Seriously, those three were broken records. Always the same. Never, “Do this. Do that. You should. You shouldn’t. Go here. Go there.”
Please understand, like all families, there was a subliminal message in those words. It was “Make good choices.” Nevertheless, their advice was liberating for me. Remember the Marlo Thomas song, Free to Be Me?
Fortunately my choices during the past three years have worked brilliantly. Thoreau ‘went to the woods in order to live deliberately, to pare life down to its essential facts.’ I returned to the mountains not only because it was my home but to follow my passions. Cambria, California, was a fortunate stroke of serendipity. Luckily, a wintertime Castle Joy. Since Henderson, Nevada, where we last lived, lies directly between, I can still hold tightly to those who were so good to Michael and me in the most meaningful eight years of my life.
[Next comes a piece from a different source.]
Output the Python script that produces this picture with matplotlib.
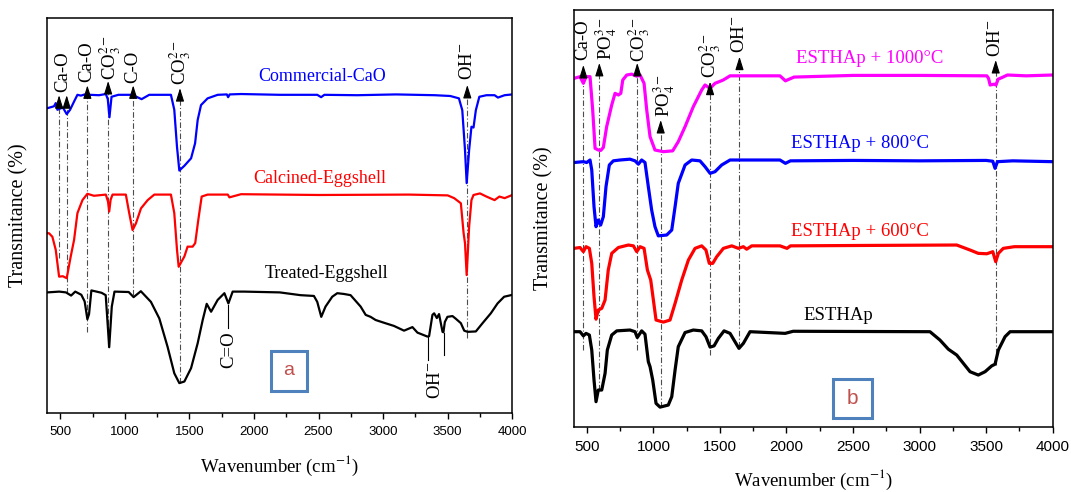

No one is more aware than I that tomorrow this comfortable rug of contentment could be snatched out from under me. Then I will make other choices. As for now, I’m standing in my Castle Joy kitchen and urging you to make this granola!
OLIVE OIL & MAPLE GRANOLA by NEKISIA DAVIS, a FOOD52 GENIUS RECIPE
MAKES ABOUT 7 CUPS
3 cups old-fashioned rolled oats
1 cup hulled raw pumpkin seeds
1 cup hulled raw sunflower seeds
1 cup unsweetened coconut chips or natural coconut flakes
1 1/4 cup raw pecans, left whole or coarsely chopped
3/4 cup pure maple syrup
1/2 cup extra-virgin olive oil
1/2 cup packed light-brown sugar
Coarse salt (Do NOT skip the salt.)
1. Heat oven to 300° F.
2. Place oats, pumpkin seeds, sunflower seeds, coconut, pecans, syrup, olive oil, sugar, and 1 teaspoon salt in a large bowl and mix until well combined. Spread granola mixture in an even layer on a rimmed baking sheet. Transfer to oven and bake, stirring every 10 to 15 minutes, until granola is toasted, about 45 minutes.
3. Remove granola from oven and season with more salt to taste. Let cool completely before serving or storing in an airtight container for up to 1 month.
TIPS: If you prefer your granola to be clumpy, stir in 4 beaten egg whites before placing in the oven. I added pistachios to my granola.
VARIATIONS: Any seeds (flax, sesame, toasted wheat germ) or nuts (almonds, walnuts, cashews, hazelnuts, pistachios) or dried fruit (dates, cherries, cranraisins, candied ginger or banana chips) or spice combos can be substituted in this recipe. The olive oil, maple syrup, and salt trio is key.